● **EXERCISE TASK**: Set the listing down again exactly, please, apart from its pictures.

● **RECORDED INFORMATION**:
====

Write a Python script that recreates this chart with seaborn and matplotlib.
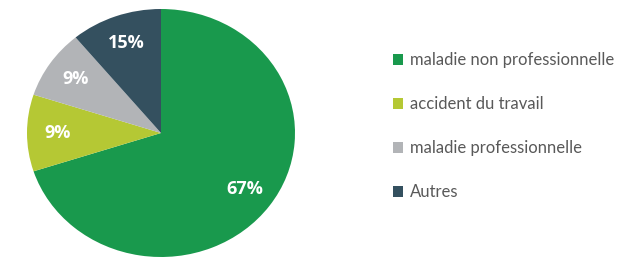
import matplotlib
matplotlib.use("Agg")
import matplotlib.pyplot as plt
from matplotlib.patches import Patch
import seaborn as sns

# data
categories = ["maladie non professionnelle", "accident du travail",
              "maladie professionnelle", "Autres"]
shares = [70, 10, 9, 11]          # wedge sizes as drawn
pct_labels = ["67%", "9%", "9%", "15%"]  # labels printed on wedges
colors = ["#19994D", "#B5C834", "#B2B4B7", "#34505F"]

sns.set_theme(style="white")
plt.rcParams['font.family'] = ['Lato', 'DejaVu Sans']

W, H = 619, 259
fig = plt.figure(figsize=(W / 100, H / 100), dpi=100)
fig.patch.set_facecolor("white")

# pie centre (161, 133) px, radii 134 x 124 px
cx, cy, rx, ry = 161, 133, 134, 124
ax = fig.add_axes([(cx - rx) / W, (H - cy - ry) / H, 2 * rx / W, 2 * ry / H])

lab_iter = iter(pct_labels)
wedges, texts, autotexts = ax.pie(
    shares, colors=colors, startangle=90, counterclock=False,
    autopct=lambda p: next(lab_iter), pctdistance=0.77,
    wedgeprops=dict(linewidth=0),
    textprops=dict(color="white", fontsize=13, fontweight="bold",
                   family=['Open Sans', 'DejaVu Sans']))
ax.set_xlim(-1, 1)
ax.set_ylim(-1, 1)
ax.set_aspect('auto')
ax.axis('off')

handles = [Patch(facecolor=c, edgecolor='none') for c in colors]
leg = fig.legend(handles, categories, loc="upper left",
                 bbox_to_anchor=(393 / W, 1 - 52 / H),
                 frameon=False, fontsize=12, handlelength=0.62,
                 handleheight=0.62, handletextpad=0.4, labelspacing=1.68,
                 borderpad=0, borderaxespad=0)
for t in leg.get_texts():
    t.set_color("#595959")

fig.savefig("out.png", dpi=100, facecolor="white")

====

● **COMPLETED TASK**:
Write a Python script that recreates this chart with seaborn and matplotlib.
import matplotlib
matplotlib.use("Agg")
import matplotlib.pyplot as plt
from matplotlib.patches import Patch
import seaborn as sns

# data
categories = ["maladie non professionnelle", "accident du travail",
              "maladie professionnelle", "Autres"]
shares = [70, 10, 9, 11]          # wedge sizes as drawn
pct_labels = ["67%", "9%", "9%", "15%"]  # labels printed on wedges
colors = ["#19994D", "#B5C834", "#B2B4B7", "#34505F"]

sns.set_theme(style="white")
plt.rcParams['font.family'] = ['Lato', 'DejaVu Sans']

W, H = 619, 259
fig = plt.figure(figsize=(W / 100, H / 100), dpi=100)
fig.patch.set_facecolor("white")

# pie centre (161, 133) px, radii 134 x 124 px
cx, cy, rx, ry = 161, 133, 134, 124
ax = fig.add_axes([(cx - rx) / W, (H - cy - ry) / H, 2 * rx / W, 2 * ry / H])

lab_iter = iter(pct_labels)
wedges, texts, autotexts = ax.pie(
    shares, colors=colors, startangle=90, counterclock=False,
    autopct=lambda p: next(lab_iter), pctdistance=0.77,
    wedgeprops=dict(linewidth=0),
    textprops=dict(color="white", fontsize=13, fontweight="bold",
                   family=['Open Sans', 'DejaVu Sans']))
ax.set_xlim(-1, 1)
ax.set_ylim(-1, 1)
ax.set_aspect('auto')
ax.axis('off')

handles = [Patch(facecolor=c, edgecolor='none') for c in colors]
leg = fig.legend(handles, categories, loc="upper left",
                 bbox_to_anchor=(393 / W, 1 - 52 / H),
                 frameon=False, fontsize=12, handlelength=0.62,
                 handleheight=0.62, handletextpad=0.4, labelspacing=1.68,
                 borderpad=0, borderaxespad=0)
for t in leg.get_texts():
    t.set_color("#595959")

fig.savefig("out.png", dpi=100, facecolor="white")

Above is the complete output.